Anthea Turner to fight legal action 'with teeth and claws'
Published 26/03/2016 | 11:11
Anthea Turner will fight a legal action against her with "teeth and claws," as the trustee of her former husband's bankrupt estate sues for £1.6 million, her lawyer said.
The 55-year-old TV personality is facing court action over the sale of the former marital home she shared with Grant Bovey - whom she divorced last year after he had an affair.
It is understood the 57-acre property in Surrey called Barbins Grange was sold in 2009 for £10 million, after the collapse of Mr Bovey's buy-to-let property business during the financial crisis.
And instead of an equal split of proceeds, the Daily Mail reports that Turner received more than £3 million, which she used to buy a new home in her name, while her then husband got just over £400,000.
Court papers lodged at Guildford County Court and seen by the Mail, state the basis of the legal claim is that the majority of the proceeds were kept out of reach of the lenders - who were owed millions by Mr Bovey.
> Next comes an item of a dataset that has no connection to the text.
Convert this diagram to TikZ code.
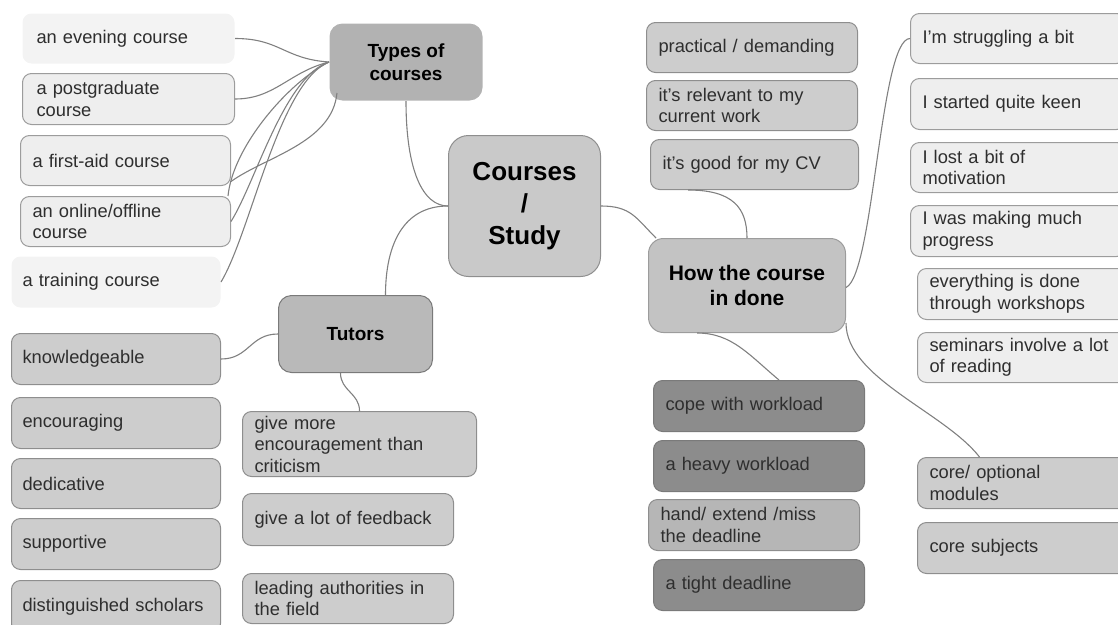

Details of the legal action, being funded by litigation funding group Manolete Partners, show that Chris Farrington, the trustee of Mr Bovey's bankrupt estate and a partner at Deloitte, is asking the court to force Turner to repay £1.6 million.
Turner's lawyer, Mike Stubbs of Mischon De Reya, told the Press Association that the Surrey estate is one she bought and owned before she married Mr Bovey and that the claim will be "fiercely defended".
"The action is being brought six years into the bankruptcy - literally three days before limitation expires. And is based on information which the trustee has had since the beginning," he said.
"It won't be successful, if they had a case they would have brought it five years ago. What they are trying to do is to put pressure on my client so she pays something to make them go away.
"This will be fiercely defended. Anthea will fight back with her teeth and claws - but as always with elegance."
He said if any money was recovered, the trustee and the professional advisers would get paid before the creditors, and that the majority of Mr Bovey's creditors were in fact banks - calling him a "victim" of the crash.
"This is one of the percentage of cases that the professionals and funders will lose because there is no viable case," he added.
In 2003 Mr Bovey set up his property business called Imagine Homes, rumoured at one point to have been worth £100 million, before it went into administration in 2008 owing a reported £50 million.
From the sale of their Surrey estate it is understood that Turner used the proceeds to clear a £6 million mortgage, receiving £3.3 million for herself and her husband £420,000.
Turner used the cash to buy another property in her name, where the couple, who married in 2000, then moved.
In the court papers, Mr Farrington says the proceeds should have been split equally at the time of the house sale, that Mr Bovey's bankrupt estate is owed £1.6 million, and that the couple took the conscious decision to use the cash in just Turner's name to keep it out of creditor's' hands.
Mr Farrington says Mr Bovey, at the time of the sale, was under "mounting pressure" from creditors, including banks, and that the court should "redress the balance" of distribution after Turner received a "disproportionately excessive share."
Mr Stubbs told the Press Association: "The idea that even if the claim had legs, that Anthea could afford £1.6 million is wishful thinking in the extreme."